The inflation print for September is of greater significance than most, as it is generally the benchmark for the annual uprating of benefit payments from the following April. Despite the relative light relief that lower-than-expected inflation should bring for government expenditure, the Chancellor is still expected to announce tax increases at the Autumn Budget in an effort to keep a lid on government borrowing costs. Part of the conundrum she faces, however, is that hiking certain taxes could further extend the current period of persistent above target inflation.

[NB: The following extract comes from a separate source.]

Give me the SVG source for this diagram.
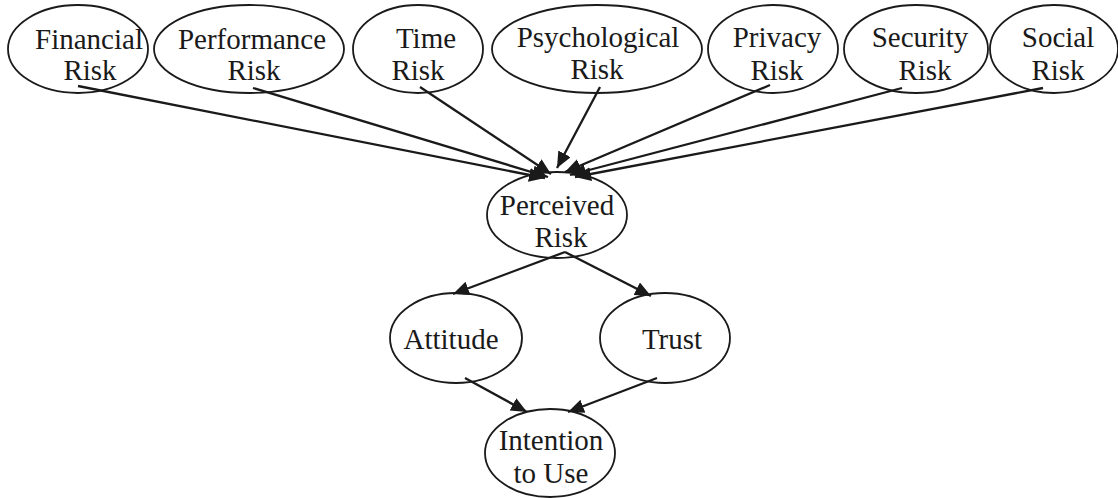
<svg xmlns="http://www.w3.org/2000/svg" width="1118" height="498" viewBox="0 0 1118 498">
<style>
.n ellipse{fill:none;stroke:#1a1a1a;stroke-width:1.8}
.n text{font-family:"Liberation Serif","Times New Roman",serif;font-size:29px;fill:#1a1a1a;text-anchor:middle}
#edges line{stroke:#1a1a1a;stroke-width:2.3;marker-end:url(#ah)}
</style>
<defs>
<marker id="ah" markerUnits="userSpaceOnUse" markerWidth="18" markerHeight="16" refX="16" refY="7" orient="auto">
<path d="M0,0 L16,7 L0,14 z" fill="#1a1a1a"/>
</marker>
</defs>
<rect width="1118" height="498" fill="#fff"/>
<g id="edges">
<line x1="78" y1="86" x2="545" y2="178"/>
<line x1="253" y1="88" x2="548" y2="177"/>
<line x1="420" y1="87" x2="551" y2="174"/>
<line x1="600" y1="87" x2="557" y2="168"/>
<line x1="770" y1="85" x2="565" y2="172"/>
<line x1="902" y1="88" x2="570" y2="175"/>
<line x1="1043" y1="88" x2="575" y2="177"/>
<line x1="565" y1="252" x2="453" y2="294"/>
<line x1="565" y1="252" x2="651" y2="296"/>
<line x1="465" y1="378" x2="527" y2="412"/>
<line x1="657" y1="378" x2="568" y2="412"/>
</g>
<g id="financial" class="n"><ellipse cx="78" cy="49" rx="70" ry="44"/><text x="89" y="49">Financial</text><text x="90" y="80">Risk</text></g>
<g id="performance" class="n"><ellipse cx="249" cy="49" rx="95" ry="44"/><text x="252" y="49">Performance</text><text x="254" y="80">Risk</text></g>
<g id="time" class="n"><ellipse cx="418" cy="49" rx="65" ry="44"/><text x="426" y="48">Time</text><text x="418" y="80">Risk</text></g>
<g id="psychological" class="n"><ellipse cx="597" cy="49" rx="105" ry="44"/><text x="598" y="47">Psychological</text><text x="597" y="79">Risk</text></g>
<g id="privacy" class="n"><ellipse cx="773" cy="49" rx="65" ry="44"/><text x="777" y="47">Privacy</text><text x="777" y="80">Risk</text></g>
<g id="security" class="n"><ellipse cx="916" cy="49" rx="72" ry="44"/><text x="920" y="47">Security</text><text x="925" y="80">Risk</text></g>
<g id="social" class="n"><ellipse cx="1054" cy="49" rx="64" ry="44"/><text x="1058" y="47">Social</text><text x="1058" y="80">Risk</text></g>
<g id="perceived" class="n"><ellipse cx="557" cy="215" rx="70" ry="43"/><text x="557" y="215">Perceived</text><text x="561" y="247">Risk</text></g>
<g id="attitude" class="n"><ellipse cx="456" cy="338" rx="66" ry="45"/><text x="451" y="349">Attitude</text></g>
<g id="trust" class="n"><ellipse cx="665" cy="338" rx="65" ry="45"/><text x="672" y="349">Trust</text></g>
<g id="intention" class="n"><ellipse cx="550" cy="453" rx="65" ry="44"/><text x="551" y="450">Intention</text><text x="551" y="483">to Use</text></g>
</svg>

Oil prices jumped last week as the US and European Union independently announced new sanctions on Russian energy producers, including Lukoil and Rosneft. WTI crude oil rose more than 6% to around $62 per barrel. The US hopes that more stick-than-carrot will bring Russia back to the negotiating table over the Ukraine war. Simultaneously, the US is threatening India with 50% tariffs if it continues to procure Russian oil. Whilst the White House is willing to use tariffs and sanctions to advance its strategic interests, this latest escalation is probably symbolic and unlikely to affect Russia’s position. Russia appears to be finding buyers for its oil, perhaps through so-called dark-fleets of tankers with opaque ownership that mask its provenance and destination. Having spent more than four years mostly above $62 per barrel, the price of oil is still relatively low. Although lower oil prices generally make for cheaper production and lead to lower inflationary pressure – often translating as an effective tax cut on consumption – it is also true that they can be a leading indicator of weakening demand, perhaps presaging slowing economic growth.

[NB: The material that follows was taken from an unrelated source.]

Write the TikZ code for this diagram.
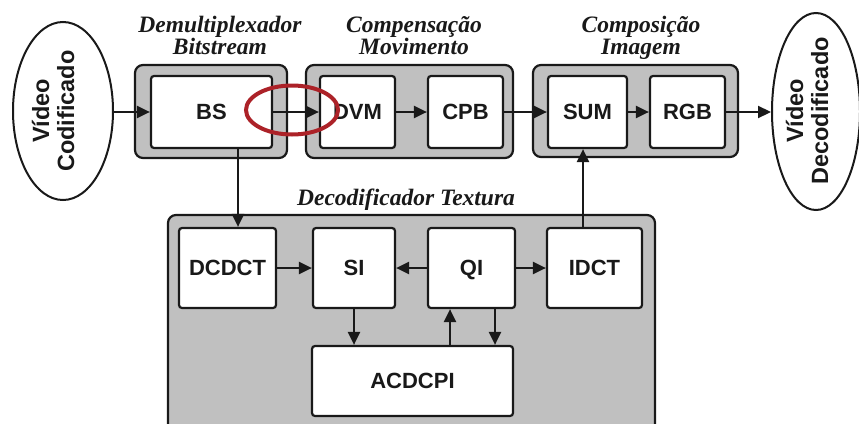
\documentclass[tikz,border=0pt]{standalone}
\usepackage{fontspec}
\setmainfont{Liberation Serif}
\setsansfont{Liberation Sans}
\usetikzlibrary{shapes.geometric,arrows.meta,calc}
\definecolor{panelgray}{RGB}{192,192,192}
\definecolor{inkline}{RGB}{25,25,25}
\definecolor{ringred}{RGB}{172,34,40}
\tikzset{
  grp/.style={draw=inkline, fill=panelgray, line width=2.2pt, rounded corners=8pt},
  blk/.style={draw=inkline, fill=white, line width=2.2pt, rounded corners=3pt,
              text height=15.75pt, text depth=0pt,
              font=\sffamily\bfseries\fontsize{22}{24}\selectfont, text=inkline},
  oval/.style={draw=inkline, fill=white, ellipse, line width=2pt, inner sep=0pt},
  ovaltext/.style={rotate=90, align=center, text=inkline,
              font=\sffamily\bfseries\fontsize{23.5}{25}\selectfont},
  ttl/.style={align=center, text=inkline, inner sep=0pt,
              font=\bfseries\itshape\fontsize{23.5}{22}\selectfont},
  arr/.style={draw=inkline, line width=2.2pt, -{Triangle[length=13pt,width=12pt]}}
}
\begin{document}
\begin{tikzpicture}[x=1pt,y=-1pt]
\useasboundingbox (0,0) rectangle (859,423);

% group panels
\draw[grp] (135,65) rectangle (287,158);
\draw[grp] (306,65) rectangle (513,158);
\draw[grp] (533,65) rectangle (738,157);
\draw[grp] (168,215) rectangle (655,432);

% panel titles
\node[ttl, anchor=base] (t1) at (220,32) {Demultiplexador};
\node[ttl, anchor=base] (t1b) at (220,54) {Bitstream};
\node[ttl, anchor=base] (t2) at (414,32) {Compensação};
\node[ttl, anchor=base] (t2b) at (414,54) {Movimento};
\node[ttl, anchor=base] (t3) at (641,32) {Composição};
\node[ttl, anchor=base] (t3b) at (641,54) {Imagem};
\node[ttl, anchor=base] (t4) at (406,205) {Decodificador Textura};

% input and output ovals
\node[oval, minimum width=100pt, minimum height=178pt] (vin) at (63,111) {};
\node[ovaltext] (vintxt) at (53,111) {Vídeo\\Codificado};
\node[oval, minimum width=88pt, minimum height=197pt] (vout) at (816,111.5) {};
\node[ovaltext] (vouttxt) at (807,111) {Vídeo\\Decodificado};

% top row blocks
\node[blk, minimum width=121pt, minimum height=72pt] (bs)  at (211.5,112) {BS};
\node[blk, minimum width=75pt,  minimum height=72pt] (dvm) at (357.5,112) {DVM};
\node[blk, minimum width=75pt,  minimum height=72pt] (cpb) at (465.5,112) {CPB};
\node[blk, minimum width=79pt,  minimum height=72pt] (sum) at (587.5,112) {SUM};
\node[blk, minimum width=75pt,  minimum height=72pt] (rgb) at (687.5,112) {RGB};

% texture decoder blocks
\node[blk, minimum width=97pt, minimum height=80pt] (dcdct) at (227.5,268) {DCDCT};
\node[blk, minimum width=82pt, minimum height=80pt] (si)    at (354,268) {SI};
\node[blk, minimum width=87pt, minimum height=80pt] (qi)    at (471.5,268) {QI};
\node[blk, minimum width=95pt, minimum height=80pt] (idct)  at (594.5,268) {IDCT};
\node[blk, minimum width=201pt, minimum height=70pt] (acdcpi) at (412.5,381) {ACDCPI};

% main data path
\draw[arr] (vin.east |- bs) -- (bs.west);
\draw[arr] (bs.east) -- (dvm.west);
\draw[arr] (dvm.east) -- (cpb.west);
\draw[arr] (cpb.east) -- (sum.west);
\draw[arr] (sum.east) -- (rgb.west);
\draw[arr] (rgb.east) -- (vout.west |- rgb);

% texture path
\coordinate (bsdown) at ([xshift=26.5]bs.south);
\draw[arr] (bsdown) -- (bsdown |- dcdct.north);
\coordinate (idctup) at ([xshift=-11.5]idct.north);
\draw[arr] (idctup) -- (idctup |- sum.south);
\draw[arr] (dcdct.east) -- (si.west);
\draw[arr] (qi.west) -- (si.east);
\draw[arr] (qi.east) -- (idct.west);
\draw[arr] (si.south) -- (si.south |- acdcpi.north);
\coordinate (qiup) at ([xshift=-21.5]qi.south);
\draw[arr] (qiup |- acdcpi.north) -- (qiup);
\coordinate (qidown) at ([xshift=23.5]qi.south);
\draw[arr] (qidown) -- (qidown |- acdcpi.north);

% highlight ring
\draw[ringred, line width=4pt] (292,110) ellipse [x radius=46, y radius=24.5];
\end{tikzpicture}
\end{document}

Gold experienced its biggest single day drop in 12 years last week, just a day after reaching a new all-time high. Prices soared to $4,381 per ounce last Monday, before pulling back by around -6% on Tuesday to around the $4,000 level. The decline of more than -3% over the week marked the first weekly fall in ten weeks, with the precious metal on a constant upward trajectory since 18 August. Despite the pullback, the price of gold is still up some +57% year-to-date and a remarkable +150% since October 2022. However, the rally had accelerated notably in recent months, and the correction likely reflects concerns that prices had become overly elevated too quickly. Silver and platinum also fell heavily in tandem with gold. The meteoric rise in the gold price has been driven by its status as a safe-haven asset – with concerns over growing government debt levels, the US dollar and geopolitical uncertainty to the fore. Demand from central banks looking to diversify their holdings away from the dollar has been a key driver over the past year or more, while investors have been piling into gold exchange traded funds in recent months. The latest climbdown in US-China trade tensions and short-term overbought conditions were perhaps the primary catalysts for some heat coming out of the market last week, but with the longer-term structural factors behind the appetite for gold still in place, last week’s move is not being widely viewed as a more significant change in sentiment.